We often spend significant amounts of time undertaking detailed valuation work to model future cash flows and arrive at intrinsic value for businesses. But there are also rarer times when stocks become so cheap that little heavy work is needed to see the opportunity. Ocado trades today around 2x one year’s sales. Even though those sales are just from the UK business, not including any of the revenue that is going to appear from the international business in future.
To put some real numbers around this, the management team of Ocado have recently become far more transparent with us as investors, releasing more and more detail on the underlying business – something that for years they kept close to their chest. Based on conservative estimates, Ocado is a business that in five years’ time will be producing revenue of around $6.5bn per year, more than double the current run rate. Much of that growth is going to come from the international side, with 50-70% margins. As a result, EBITDA five years from now is likely to be more than 7 times what it is today. There aren’t many companies that are going to exhibit that much growth over the next five years. While traditional multiples aren’t much help to us today given the business is still loss making, we are looking at a stock that should provide significant capital upside over the next few years.

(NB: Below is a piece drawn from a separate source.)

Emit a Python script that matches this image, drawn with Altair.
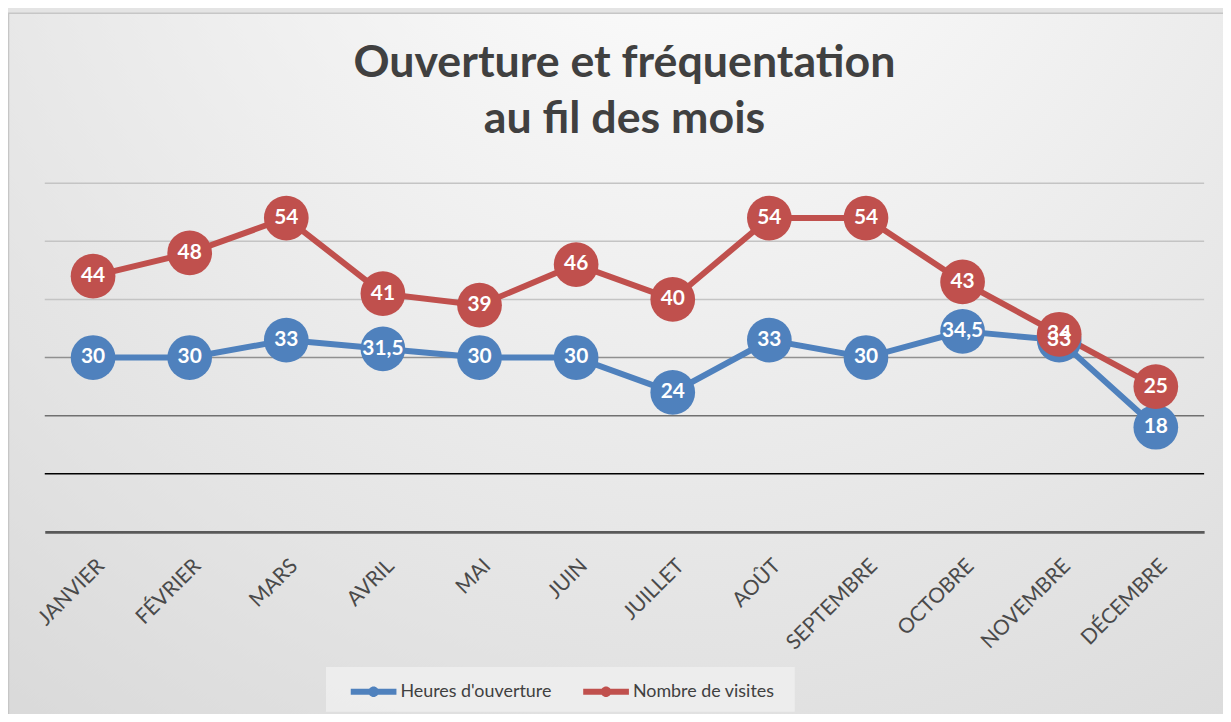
import altair as alt
import pandas as pd

mois = ["JANVIER", "FÉVRIER", "MARS", "AVRIL", "MAI", "JUIN", "JUILLET",
        "AOÛT", "SEPTEMBRE", "OCTOBRE", "NOVEMBRE", "DÉCEMBRE"]
heures = [30, 30, 33, 31.5, 30, 30, 24, 33, 30, 34.5, 33, 18]
visites = [44, 48, 54, 41, 39, 46, 40, 54, 54, 43, 34, 25]
series = ["Heures d'ouverture", "Nombre de visites"]
colors = ["#4F81BD", "#C0504D"]
grid_values = [10, 20, 30, 40, 50, 60]
grid_colors = ["#000000", "#707070", "#909090", "#c4c4c4", "#c4c4c4", "#c4c4c4"]

rows = []
for name, vals in zip(series, [heures, visites]):
    for i, (m, v) in enumerate(zip(mois, vals)):
        rows.append({"mois": m, "valeur": v, "serie": name, "ordre": i,
                     "label": f"{v:g}".replace(".", ",")})
df = pd.DataFrame(rows)

FONT = "Lato"
y_scale = alt.Scale(domain=[0, 60], nice=False, zero=True)

x_enc = alt.X("mois:N", sort=mois,
              scale=alt.Scale(type="point", padding=0.5),
              axis=alt.Axis(title=None, labelAngle=-45, ticks=False, tickSize=0,
                            labelPadding=23, domainColor="#595959", domainWidth=3,
                            labelFont=FONT, labelFontSize=21, labelColor="#4a4a4a",
                            grid=False, zindex=1))
y_enc = alt.Y("valeur:Q", scale=y_scale, axis=None)
color_scale = alt.Scale(domain=series, range=colors)

legend_path = ("M-1,-0.13L1,-0.13L1,0.13L-1,0.13Z "
               "M0.23,0A0.23,0.23 0 1,1 -0.23,0A0.23,0.23 0 1,1 0.23,0Z")

one = pd.DataFrame({"k": [0]})

bg = alt.Chart(one).mark_rect(
    fill=alt.Gradient(gradient="radial",
                      stops=[alt.GradientStop(color="#ffffff", offset=0),
                             alt.GradientStop(color="#d2d2d2", offset=1)],
                      x1=0.55, y1=0.05, x2=0.55, y2=0.05, r1=0, r2=1.1),
    stroke="#c6c6c6", strokeWidth=1.5,
).encode(x=alt.value(-36.5), x2=alt.value(1195), y=alt.value(-171), y2=alt.value(545))

legend_box = alt.Chart(one).mark_rect(fill="#efefef", opacity=0.85).encode(
    x=alt.value(283), x2=alt.value(755), y=alt.value(487), y2=alt.value(532))

grid = alt.Chart(pd.DataFrame({"g": grid_values})).mark_rule(strokeWidth=1.5).encode(
    y=alt.Y("g:Q", scale=y_scale, axis=None),
    color=alt.Color("g:O", scale=alt.Scale(domain=grid_values, range=grid_colors), legend=None),
)

base = alt.Chart(df)

lines = base.mark_line(strokeWidth=6).encode(
    x=x_enc, y=y_enc,
    color=alt.Color("serie:N", scale=color_scale, legend=None),
    order="ordre:Q",
)

points = base.mark_circle(size=2025, opacity=1).encode(
    x=x_enc, y=y_enc,
    color=alt.Color("serie:N", scale=color_scale,
                    legend=alt.Legend(title=None, orient="none", legendX=308, legendY=489,
                                      direction="horizontal",
                                      padding=0, symbolType=legend_path, symbolSize=2116,
                                      symbolStrokeWidth=0, symbolOpacity=1,
                                      labelFont=FONT, labelFontSize=18,
                                      labelColor="#404040", labelOffset=4,
                                      columnPadding=32, zindex=5)),
)

labels = base.mark_text(font=FONT, fontWeight="bold", fontSize=21, color="white",
                        align="center", baseline="middle").encode(
    x=x_enc, y=y_enc, text="label:N",
)

chart = alt.layer(bg, legend_box, grid, lines, points, labels).resolve_scale(
    color="independent").properties(
    width=1167, height=351,
    autosize=alt.AutoSizeParams(type="none"),
    padding={"left": 37, "top": 174, "right": 19, "bottom": 181},
    title=alt.TitleParams(text=["Ouverture et fréquentation", "au fil des mois"],
                          font=FONT, fontSize=45, fontWeight="bold", color="#404040",
                          anchor="middle", offset=-130, lineHeight=56, zindex=5),
    background="#e4e4e4",
).configure_view(stroke=None)

chart.save("out.html", embed_options={"renderer": "svg", "actions": False})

And the risks? Grocery is an incredibly stable industry – after all, people always need to eat. Online as a percentage of the overall mix is also a consistently growing portion for the fairly simple reason that it’s actually a far better customer proposition to order groceries online than almost any other item, due to the basket complexity, time it takes to shop, and the fact that most families buy the same things week in and week out.

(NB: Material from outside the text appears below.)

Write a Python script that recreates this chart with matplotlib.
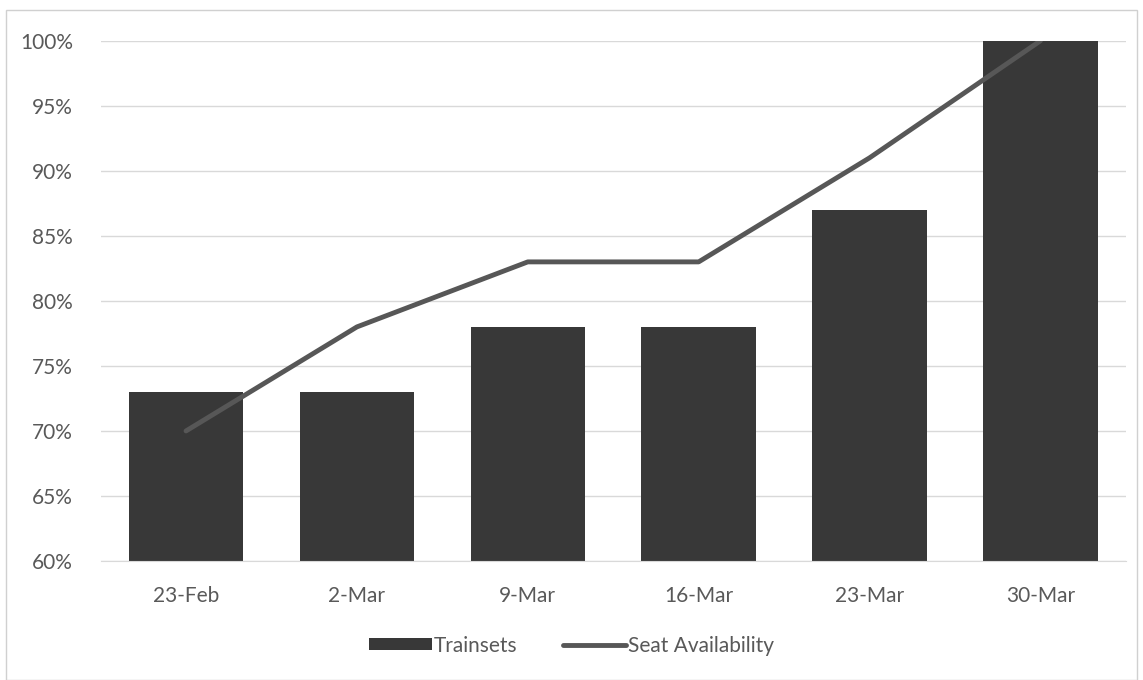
import matplotlib.pyplot as plt
from matplotlib.patches import Rectangle
from matplotlib.ticker import FuncFormatter

weeks = ['23-Feb', '2-Mar', '9-Mar', '16-Mar', '23-Mar', '30-Mar']
trainsets = [73, 73, 78, 78, 87, 100]
seat_availability = [70, 78, 83, 83, 91, 100]

plt.rcParams['font.family'] = ['Lato', 'DejaVu Sans']
text_color = '#595959'

fig = plt.figure(figsize=(11.43, 6.8), dpi=100)
ax = fig.add_axes([0.088, 0.175, 0.897, 0.765])

x = range(len(weeks))
bars = ax.bar(x, trainsets, width=0.67, color='#383838', label='Trainsets', zorder=2)
line, = ax.plot(x, seat_availability, color='#575757', linewidth=3.5,
                solid_capstyle='round', label='Seat Availability', zorder=3)

ax.set_ylim(60, 100)
ax.set_xlim(-0.5, len(weeks) - 0.5)
ax.set_yticks(range(60, 101, 5))
ax.yaxis.set_major_formatter(FuncFormatter(lambda v, p: f'{v:.0f}%'))
ax.set_xticks(list(x))
ax.set_xticklabels(weeks)
ax.tick_params(axis='both', length=0, labelsize=15, colors=text_color)
ax.tick_params(axis='y', pad=20)
ax.tick_params(axis='x', pad=18)
ax.grid(axis='y', color='#d9d9d9', linewidth=1, zorder=0)
for side in ['top', 'right', 'left']:
    ax.spines[side].set_visible(False)
ax.spines['bottom'].set_color('#d9d9d9')

leg = fig.legend([bars, line], ['Trainsets', 'Seat Availability'],
                 loc='lower center', bbox_to_anchor=(0.5, 0.008), ncol=2,
                 frameon=False, fontsize=15, handlelength=3.0,
                 handleheight=0.5, columnspacing=2.2, handletextpad=0.1)
for t in leg.get_texts():
    t.set_color(text_color)

# light frame around the chart area
fig.patches.append(Rectangle((0.005, 0.0), 0.99, 0.985, transform=fig.transFigure,
                             fill=False, edgecolor='#d0d0d0', linewidth=1))

fig.savefig('out.png', dpi=100)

So, really the risk comes down to competition and execution risk. Right now, there is barely any competition offering the same level of end-to-end service that Ocado does. And in terms of execution risk, they’ve been running these CFCs for years in the UK and proving they can do so profitably. Taking the same technology and setting it up in other countries involves some execution risk, but we believe it’s limited.
Ultimately, we believe that we’re being presented with a great opportunity today – a truly world class company with clear visibility to earnings growth and significant shareholder returns, offered at an inexpensive valuation. Many investors still believe that the stock market accurately assimilates all available information and values companies correctly – we would say that Ocado is proof that is not the case.